The breakdown of the utilisation of the $575 million World Bank loan includes $125 million for polio eradication support and routine immunisation project, $75 million for community and social development project, and $125 million for Nigeria States Health Programme Investment project.

Others are $100 million for State Education Programme Investment Project, $100 million for Nigeria Youth Employment and Social Support Project and $50 million for Fadama III project.

In its report on the loans for the six states, the committee said the loans would facilitate the provision of critical infrastructure and social amenities for the residents and citizens.

It however said there was a need for phased approval of the loan requests for the ten states, which include Ogun, Jigawa, Kaduna and Katsina.

A breakdown of the approved loans are $70 million from African Development Bank (AfDB) for Ebonyi Ring Road Project (to be co-financed by Islamic Development Bank), $200 million ADB facility for Rural Access and Mobility Project (RAMP) in Abia State, and $200 million IDB loan for Kano State Integrated Agricultural and Water Resources Development.

It also approved a $100 million request for Enugu and Kano from the French Development Agency for the third National Urban Water Sector Reform (NUWSRP-III).

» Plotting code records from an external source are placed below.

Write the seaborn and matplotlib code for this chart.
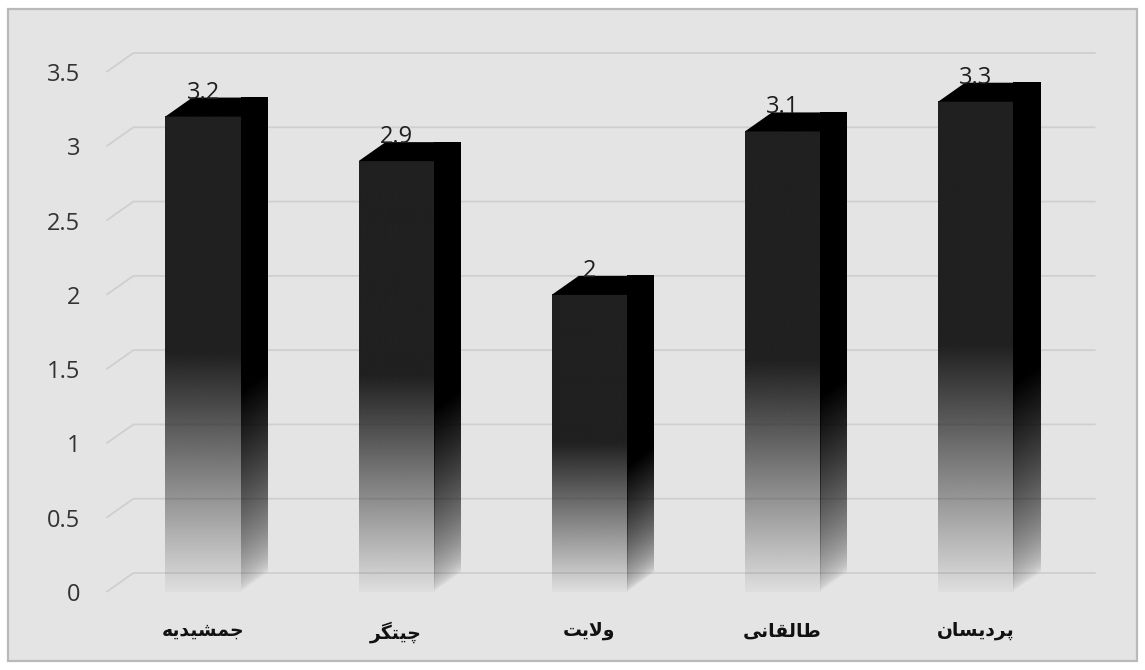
import numpy as np
import matplotlib
matplotlib.use("Agg")
import matplotlib.pyplot as plt
import seaborn as sns
import pandas as pd
from matplotlib.patches import Polygon, Rectangle
from matplotlib.transforms import offset_copy

# ---------------- data ----------------
categories = ["جمشیدیه", "چیتگر", "ولایت", "طالقانی", "پردیسان"]
values = [3.2, 2.9, 2.0, 3.1, 3.3]
y_ticks = [0, 0.5, 1, 1.5, 2, 2.5, 3, 3.5]

# ---------------- minimal Persian shaping (matplotlib has no RTL/joining) ----------------
FORMS = {  # iso, fin, ini, med
    "ج": ("\uFE9D", "\uFE9E", "\uFE9F", "\uFEA0"),
    "م": ("\uFEE1", "\uFEE2", "\uFEE3", "\uFEE4"),
    "ش": ("\uFEB5", "\uFEB6", "\uFEB7", "\uFEB8"),
    "ی": ("\uFBFC", "\uFBFD", "\uFBFE", "\uFBFF"),
    "ه": ("\uFEE9", "\uFEEA", "\uFEEB", "\uFEEC"),
    "چ": ("\uFB7A", "\uFB7B", "\uFB7C", "\uFB7D"),
    "ت": ("\uFE95", "\uFE96", "\uFE97", "\uFE98"),
    "گ": ("\uFB92", "\uFB93", "\uFB94", "\uFB95"),
    "ل": ("\uFEDD", "\uFEDE", "\uFEDF", "\uFEE0"),
    "ط": ("\uFEC1", "\uFEC2", "\uFEC3", "\uFEC4"),
    "ق": ("\uFED5", "\uFED6", "\uFED7", "\uFED8"),
    "ن": ("\uFEE5", "\uFEE6", "\uFEE7", "\uFEE8"),
    "پ": ("\uFB56", "\uFB57", "\uFB58", "\uFB59"),
    "س": ("\uFEB1", "\uFEB2", "\uFEB3", "\uFEB4"),
    "د": ("\uFEA9", "\uFEAA", None, None),
    "ر": ("\uFEAD", "\uFEAE", None, None),
    "و": ("\uFEED", "\uFEEE", None, None),
    "ا": ("\uFE8D", "\uFE8E", None, None),
}


def dual(c):
    return c in FORMS and FORMS[c][2] is not None


def shape(word):
    out = []
    i = 0
    n = len(word)
    while i < n:
        c = word[i]
        prev_joins = i > 0 and dual(word[i - 1])
        if c == "ل" and i + 1 < n and word[i + 1] == "ا":
            out.append("\uFEFC" if prev_joins else "\uFEFB")
            i += 2
            continue
        next_joins = dual(c) and i + 1 < n and word[i + 1] in FORMS
        f = FORMS[c]
        if prev_joins and next_joins:
            g = f[3]
        elif prev_joins:
            g = f[1]
        elif next_joins:
            g = f[2]
        else:
            g = f[0]
        out.append(g)
        i += 1
    return "".join(out[::-1])


# ---------------- figure ----------------
sns.set_theme(style="white")
plt.rcParams["font.family"] = ["Open Sans", "DejaVu Sans"]

W, H = 1145, 670
fig = plt.figure(figsize=(W / 100, H / 100), dpi=100)
fig.patch.set_facecolor("white")
fig.add_artist(Rectangle((8 / W, 9 / H), (W - 16) / W, (H - 18) / H,
                         transform=fig.transFigure, facecolor="#e4e4e4",
                         edgecolor="#b9b9b9", linewidth=1.6, zorder=0))

ax = fig.add_axes([106.4 / W, 78 / H, 966 / W, 520 / H])
ax.set_facecolor("none")

df = pd.DataFrame({"cat": categories, "val": values})
sns.barplot(data=df, x="cat", y="val", order=categories, color="#202020",
            width=0.39, ax=ax, zorder=3)

ax.set_xlim(-0.5, len(categories) - 0.5)
ax.set_ylim(0, 3.5)

# depth of the pseudo-3D extrusion, given in pixels -> data units
inv = ax.transData.inverted()
o = inv.transform((0, 0))
d = inv.transform((27, 19))
ddx, ddy = d[0] - o[0], d[1] - o[1]

# back-wall gridlines with perspective stub at left
x_left, x_right = ax.get_xlim()
for yt in y_ticks:
    ax.plot([x_left, x_left + ddx, x_right + ddx - 0.02], [yt, yt + ddy, yt + ddy],
            color="#cfcfcf", lw=1.3, zorder=1, clip_on=False, solid_capstyle="butt")

# gradients
N = 256
fy = np.linspace(0, 1, N)
front_alpha = np.where(fy >= 0.5, 1.0, 0.03 + 0.97 * (fy / 0.5))
front_rgba = np.zeros((N, 1, 4))
front_rgba[..., 0:3] = 0x20 / 255
front_rgba[..., 3] = front_alpha[:, None]

M = 40
for patch, v in zip(ax.patches, values):
    x0 = patch.get_x()
    w = patch.get_width()
    h = patch.get_height()
    patch.set_alpha(0)
    # front face
    ax.imshow(front_rgba, extent=[x0, x0 + w, 0, h], origin="lower",
              aspect="auto", interpolation="bilinear", zorder=3)
    # side face: gradient follows the receding face (slanted)
    ys = np.linspace(0, h + ddy, N)[:, None]
    ts = np.linspace(0, 1, M)[None, :]
    loc = np.clip((ys - ts * ddy) / h, 0, 1)
    sa = np.clip((loc / 0.42), 0, 1) ** 0.6
    side_rgba = np.zeros((N, M, 4))
    side_rgba[..., 3] = sa
    side = Polygon([(x0 + w, 0), (x0 + w, h), (x0 + w + ddx, h + ddy), (x0 + w + ddx, ddy)],
                   closed=True, transform=ax.transData, facecolor="none", edgecolor="none")
    ax.add_patch(side)
    im = ax.imshow(side_rgba, extent=[x0 + w, x0 + w + ddx, 0, h + ddy], origin="lower",
                   aspect="auto", interpolation="bilinear", zorder=3, clip_on=False)
    im.set_clip_path(side)
    # top face
    ax.add_patch(Polygon([(x0, h), (x0 + w, h), (x0 + w + ddx, h + ddy), (x0 + ddx, h + ddy)],
                         closed=True, facecolor="#000000", edgecolor="none", zorder=4,
                         clip_on=False))
    # value label
    ax.text(x0 + w / 2, h + ddy, f"{v:g}", ha="center", va="baseline",
            fontsize=17, color="#1e1e1e", zorder=5,
            transform=offset_copy(ax.transData, fig=fig, y=-1, units="dots"))

ax.set_xlim(x_left, x_right)
ax.set_ylim(0, 3.5)

ax.set_yticks(y_ticks)
ax.set_yticklabels([f"{t:g}" for t in y_ticks], fontsize=17, color="#333333")
ax.set_xticks(range(len(categories)))
ax.set_xticklabels([shape(c) for c in categories], fontsize=13.5, color="#111111",
                   family=["DejaVu Sans"], fontweight="bold")
ax.tick_params(axis="y", length=0, pad=19)
ax.tick_params(axis="x", length=0, pad=21)
ax.set_xlabel("")
ax.set_ylabel("")
for s in ax.spines.values():
    s.set_visible(False)

fig.savefig("out.png", dpi=100)
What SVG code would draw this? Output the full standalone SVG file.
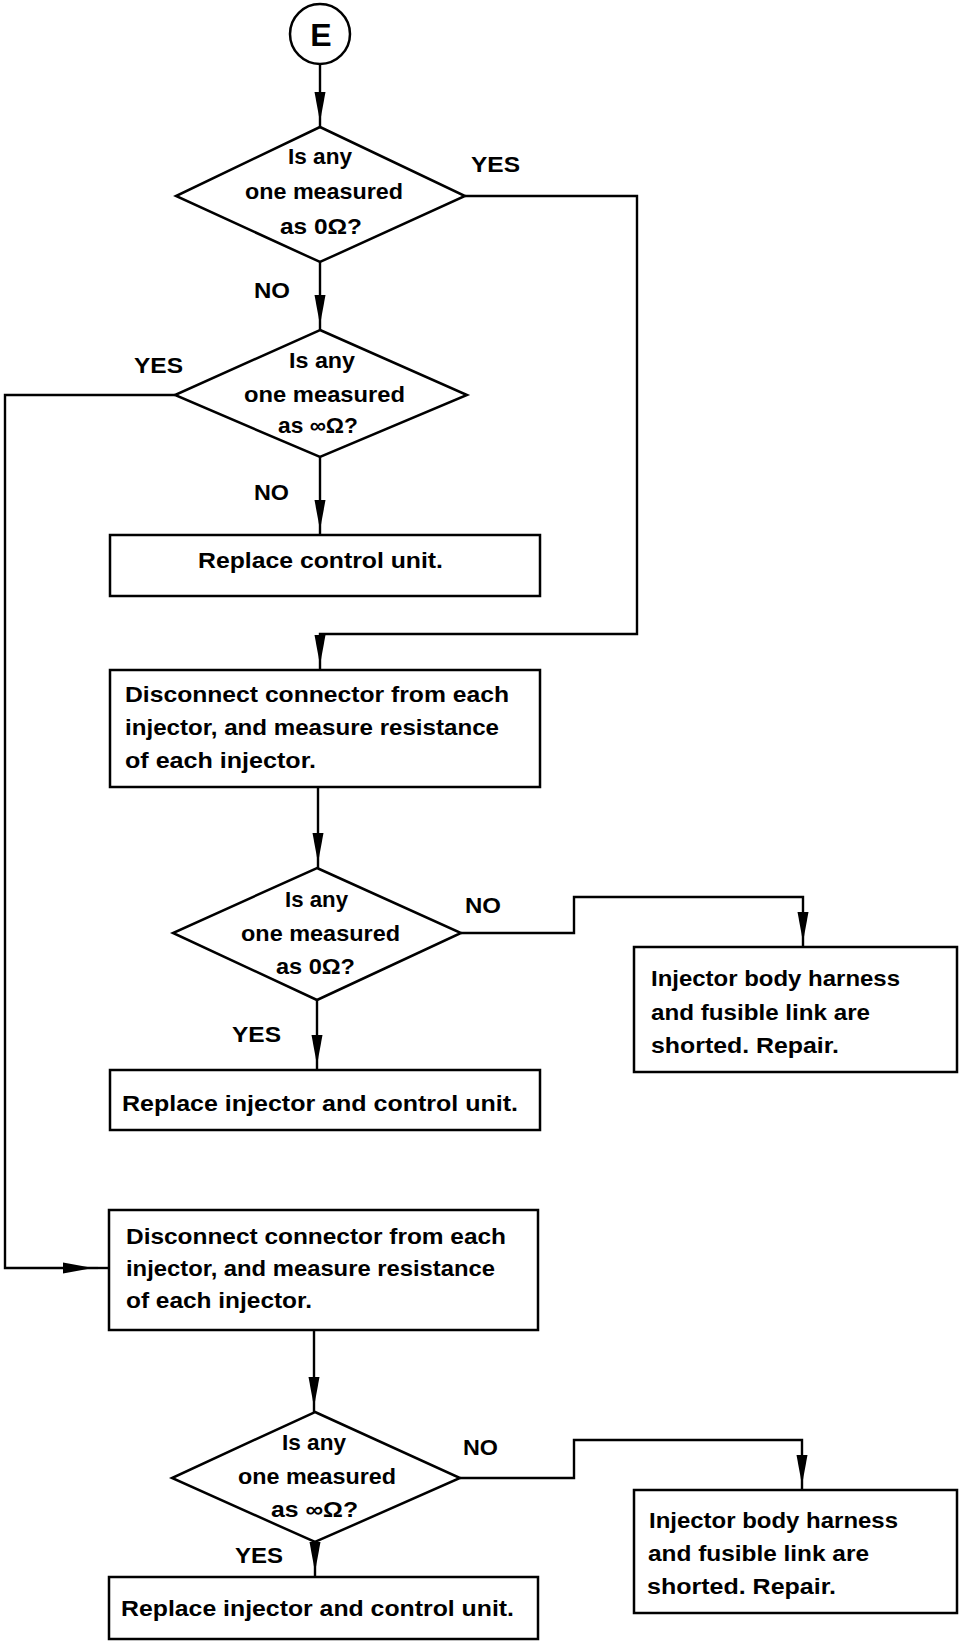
<svg xmlns="http://www.w3.org/2000/svg" width="960" height="1642" viewBox="0 0 960 1642">
<style>
.shape{fill:#fff;stroke:#000;stroke-width:2.5}
.conn{fill:none;stroke:#000;stroke-width:2.4}
text{font-family:"Liberation Sans",Arial,sans-serif;font-size:22px;font-weight:bold;fill:#000}
.lbl{font-size:22px}
.big{font-size:32px;text-anchor:middle}
</style>
<defs>
<marker id="ah" markerUnits="userSpaceOnUse" markerWidth="44" markerHeight="14" viewBox="0 -7 44 14" refX="35" refY="0" orient="auto">
<path d="M0,-5.5 L30,0 L0,5.5 z" fill="#000"/>
</marker>
</defs>
<rect width="960" height="1642" fill="#fff"/>

<g id="connectors">
<path class="conn" d="M320,64 V127" marker-end="url(#ah)"/>
<path class="conn" d="M320,258 V330" marker-end="url(#ah)"/>
<path class="conn" d="M465,196 H637 V634 H320 V670" marker-end="url(#ah)"/>
<path class="conn" d="M320,457 V535" marker-end="url(#ah)"/>
<path class="conn" d="M175,395 H5 V1268 H98" marker-end="url(#ah)"/>
<path class="conn" d="M98,1268 H109"/>
<path class="conn" d="M318,787 V868" marker-end="url(#ah)"/>
<path class="conn" d="M461,933 H574 V897 H803 V947" marker-end="url(#ah)"/>
<path class="conn" d="M317,1000 V1070" marker-end="url(#ah)"/>
<path class="conn" d="M314,1330 V1412" marker-end="url(#ah)"/>
<path class="conn" d="M460,1478 H574 V1440 H802 V1490" marker-end="url(#ah)"/>
<path class="conn" d="M315,1542 V1577" marker-end="url(#ah)"/>
</g>

<g id="labels">
<text class="lbl" x="471" y="172" textLength="49" lengthAdjust="spacingAndGlyphs">YES</text>
<text class="lbl" x="254" y="298" textLength="36" lengthAdjust="spacingAndGlyphs">NO</text>
<text class="lbl" x="134" y="373" textLength="49" lengthAdjust="spacingAndGlyphs">YES</text>
<text class="lbl" x="254" y="500" textLength="35" lengthAdjust="spacingAndGlyphs">NO</text>
<text class="lbl" x="465" y="913" textLength="36" lengthAdjust="spacingAndGlyphs">NO</text>
<text class="lbl" x="232" y="1042" textLength="49" lengthAdjust="spacingAndGlyphs">YES</text>
<text class="lbl" x="463" y="1455" textLength="35" lengthAdjust="spacingAndGlyphs">NO</text>
<text class="lbl" x="235" y="1563" textLength="48" lengthAdjust="spacingAndGlyphs">YES</text>
</g>

<g id="start">
<circle class="shape" cx="320" cy="34" r="30"/>
<text class="big" x="321" y="46">E</text>
</g>

<g id="d1">
<polygon class="shape" points="320,127 465,196 320,262 176,196"/>
<text x="288" y="164" textLength="64" lengthAdjust="spacingAndGlyphs">Is any</text>
<text x="245" y="199" textLength="158" lengthAdjust="spacingAndGlyphs">one measured</text>
<text x="280" y="234" textLength="82" lengthAdjust="spacingAndGlyphs">as 0Ω?</text>
</g>

<g id="d2">
<polygon class="shape" points="320,330 467,395 320,457 175,395"/>
<text x="289" y="368" textLength="66" lengthAdjust="spacingAndGlyphs">Is any</text>
<text x="244" y="402" textLength="161" lengthAdjust="spacingAndGlyphs">one measured</text>
<text x="278" y="433" textLength="80" lengthAdjust="spacingAndGlyphs">as ∞Ω?</text>
</g>

<g id="box-replace-cu">
<rect class="shape" x="110" y="535" width="430" height="61"/>
<text x="198" y="568" textLength="245" lengthAdjust="spacingAndGlyphs">Replace control unit.</text>
</g>

<g id="box-disconnect-1">
<rect class="shape" x="110" y="670" width="430" height="117"/>
<text x="125" y="702" textLength="384" lengthAdjust="spacingAndGlyphs">Disconnect connector from each</text>
<text x="125" y="735" textLength="374" lengthAdjust="spacingAndGlyphs">injector, and measure resistance</text>
<text x="125" y="768" textLength="191" lengthAdjust="spacingAndGlyphs">of each injector.</text>
</g>

<g id="d3">
<polygon class="shape" points="317,868 461,933 317,1000 173,933"/>
<text x="285" y="907" textLength="63" lengthAdjust="spacingAndGlyphs">Is any</text>
<text x="241" y="941" textLength="159" lengthAdjust="spacingAndGlyphs">one measured</text>
<text x="276" y="974" textLength="79" lengthAdjust="spacingAndGlyphs">as 0Ω?</text>
</g>

<g id="box-short-1">
<rect class="shape" x="634" y="947" width="323" height="125"/>
<text x="651" y="986" textLength="249" lengthAdjust="spacingAndGlyphs">Injector body harness</text>
<text x="651" y="1020" textLength="219" lengthAdjust="spacingAndGlyphs">and fusible link are</text>
<text x="651" y="1053" textLength="188" lengthAdjust="spacingAndGlyphs">shorted. Repair.</text>
</g>

<g id="box-replace-inj-1">
<rect class="shape" x="110" y="1070" width="430" height="60"/>
<text x="122" y="1111" textLength="396" lengthAdjust="spacingAndGlyphs">Replace injector and control unit.</text>
</g>

<g id="box-disconnect-2">
<rect class="shape" x="109" y="1210" width="429" height="120"/>
<text x="126" y="1244" textLength="380" lengthAdjust="spacingAndGlyphs">Disconnect connector from each</text>
<text x="126" y="1276" textLength="369" lengthAdjust="spacingAndGlyphs">injector, and measure resistance</text>
<text x="126" y="1308" textLength="186" lengthAdjust="spacingAndGlyphs">of each injector.</text>
</g>

<g id="d4">
<polygon class="shape" points="315,1412 460,1478 315,1542 172,1478"/>
<text x="282" y="1450" textLength="64" lengthAdjust="spacingAndGlyphs">Is any</text>
<text x="238" y="1484" textLength="158" lengthAdjust="spacingAndGlyphs">one measured</text>
<text x="271" y="1517" textLength="87" lengthAdjust="spacingAndGlyphs">as ∞Ω?</text>
</g>

<g id="box-short-2">
<rect class="shape" x="634" y="1490" width="323" height="123"/>
<text x="649" y="1528" textLength="249" lengthAdjust="spacingAndGlyphs">Injector body harness</text>
<text x="648" y="1561" textLength="221" lengthAdjust="spacingAndGlyphs">and fusible link are</text>
<text x="647" y="1594" textLength="189" lengthAdjust="spacingAndGlyphs">shorted. Repair.</text>
</g>

<g id="box-replace-inj-2">
<rect class="shape" x="109" y="1577" width="429" height="62"/>
<text x="121" y="1616" textLength="393" lengthAdjust="spacingAndGlyphs">Replace injector and control unit.</text>
</g>
</svg>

“That the remaining four states in the borrowing plan be deferred,” the report read.

The Senate directed the relevant committees to ensure effective oversight on the implementation of the projects for which the loans were approved.

In another development, the Senate passed the bill to establish the Nigerian Financial Intelligence Agency (NFIA) which would grant operational, legal and financial autonomy to the NFI unit.

The bill, if signed into law, would decouple the NFIU from the Economic and Financial Crimes Commission (EFCC) and domicile it in the Central Bank of Nigeria (CBN). The agency would however operate independently without control from the apex bank.

The bill also places the NFIA on first line charge.

The swift passage of the bill is borne out of the Senate’s determination to avert the expulsion of Nigeria from the Egmont Group, a network of 154 national financial intelligence units, which suspended Nigeria in early July 2017.
The bill was first presented to the Senate last week, and its passage was accelerated to avoid a blacklisting of Nigeria’s financial system.

In his comments following the passage, the Deputy Senate President, Senator Ike Ekweremadu, lauded his colleagues for the swift passage of the bill.

“We believe that this is a major contribution in the fight against corruption in Nigeria and we believe the international community will take us more seriously for taking the step today. I hope that Egmont group will also take the decision to lift the suspension on Nigeria because of this step we have taken today,” he said.

“The fact of relocating the agency under the CBN will give other agencies sufficient access to the job of this agency in such a way that there will be no control of the NFIU that will lead Nigeria to another round of suspension. We have taken the right step especially when it is considered that what we have done today is in consonance with what is done in other countries of the world where we have similar agencies,” Ekweremadu added.

Meanwhile, the lawmakers have embarked on their annual six-week long recess, to resume on September 19, 2017.